He may be an ex-serial killer, but he’s still kinda cute, or, musings on Edward Cullen (and Bella, by default)

Edward Cullen. Where do I begin? He’s like one of those seemingly nice sociopaths on a crime show: the rich, perfect young gentleman who has a few girlfriends in the basement. Edward may not have any dead girlfriends (though Bella almost becomes one), but he certainly has had someone in his basement. I mean, really:

“Oh, we have weapons.” He flashed his bright teeth in a brief, threatening smile. I fought back a shiver before it could expose me.

He can never turn it off, can he? He is a predator at heart, but Bella hides her reaction to some of his darker patterns of thought to spare his feelings. And to keep him from running away from her in a fit of self-loathing. Edward is the most interesting thing that’s happened to her all year; of course she’s not going to let him get away.

Like many people suffering from an addiction (in this case a raging blood fetish), Edward feels very bored without the fulfillment of it. All those tasty teenagers, thinking stupid thoughts, just begging to be slaughtered without mercy–if only stupid morality didn’t keep getting in the way. High school is his own personal purgatory. Dunno why he spends all his time at high school if he hates it so much. It’s probably another exercise in masochism. He has gotten used to a life without human blood–without the fun of the hunt–but it does not satisfy him. Bella Swan has the sweetest blood he has ever smelled, and it takes all his control not to stage a school massacre then and there. Every other temptation pales in comparison.
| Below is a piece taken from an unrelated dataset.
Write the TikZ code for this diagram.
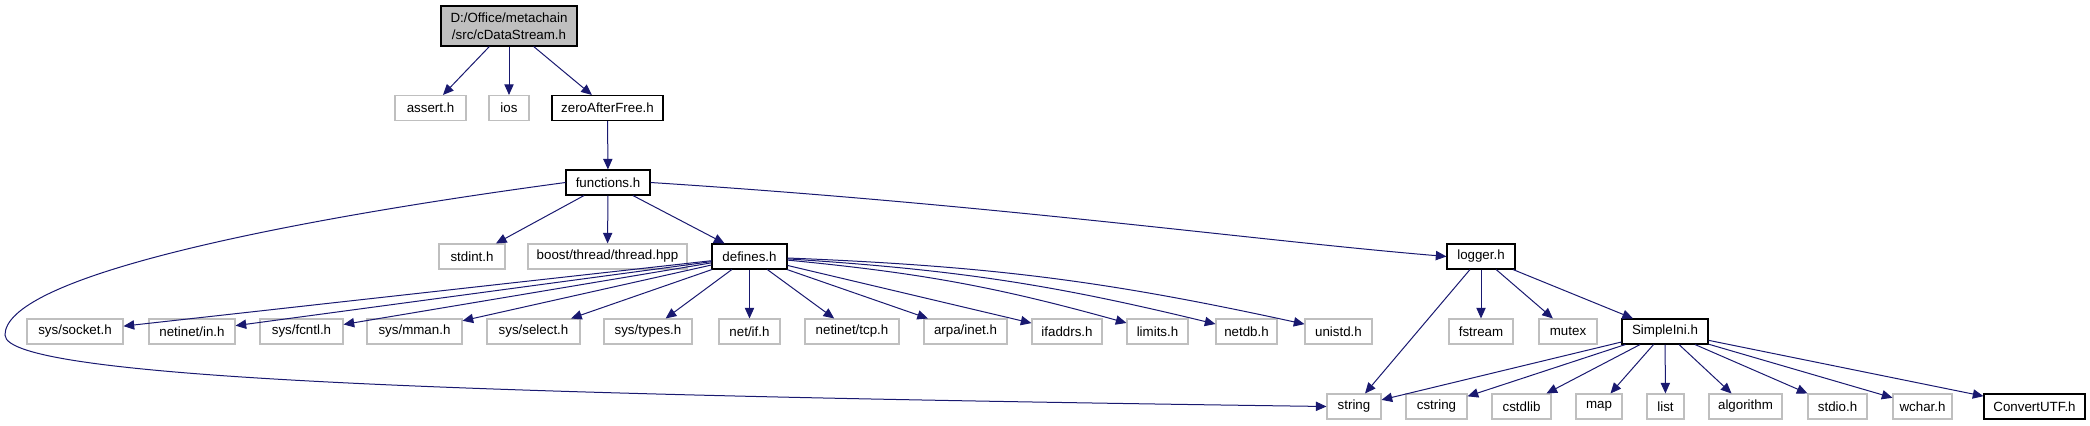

Originally, he only means to be polite to make her forget the earlier murderous vampire death glare he was giving her (and to prove to himself that he can face her without massacring a school), but oh, noes! SHE IS CUTE. LIKE A KITTEN. AND SHE IS SO VULNERABLE AND FRAGILE OMG.

Adding to his obsession, he cannot read her mind, which means he can play mind games that actually challenge him. After perusing the thoughts of the entire school, it’s a nice change to figure out someone the hard way (even if he complains about not having 24/7 access to her every thought all the freaking time. What a hard life, Edward). Bella is his favorite puzzle, his favorite toy. He’s quite fond of her, of course, and does everything he can to keep her alive, but of course, Bella is just a seventeen year old girl. I mean, ACTUALLY a seventeen year old girl. As such, she can never understand the depth of a century-old vampire’s angsty sublime delicious paaaaiiin. One could almost say that his attitude towards Bella is a bit condescending. “Look at the little kitten fall down! OMG! So funny and cute! Kitten is angry! Also cute! Look at her little nose scrunch up!”

And I just summarized Midnight Sun for you. Also, Edward may be bipolar. Anyway. Did I mention Kitten is fragile? I did? Much as Edward may rail against Bella’s luck, he acknowledges his debt to Lady Fortune. Bella’s constant mishaps give him the perfect excuse to hang around and run her life. Much as Bella might protest that she is big and strong and fierce, Bella has never had anyone take care of her, not her mother, not her father, not a friend. So she picks a boy who does. Bella needs a maternal figure in her life, especially because Charlie is barely even a father, and Edward steps in, ridiculous as it sounds. Who else will worry over Bella’s every bruise, or fret that she’s cold? No one else, that’s who.

I admit, this may have just been an excuse to post cat pictures.
I admit, this may have just been an excuse to post cat pictures.

Is it wrong that I find this relationship kind of adorable? Yes. Yes, it is. If Bella is a kitten, then Edward is a mama kitty, full stop. A very dominant, slightly kinky mama kitty, but a true mother at heart nonetheless. It’s only a simple matter of transferring his murderous fantasies of consuming Bella’s blood to every boy who thinks unchivalrous thoughts at his kitten.

No one ever said Edward was healthy.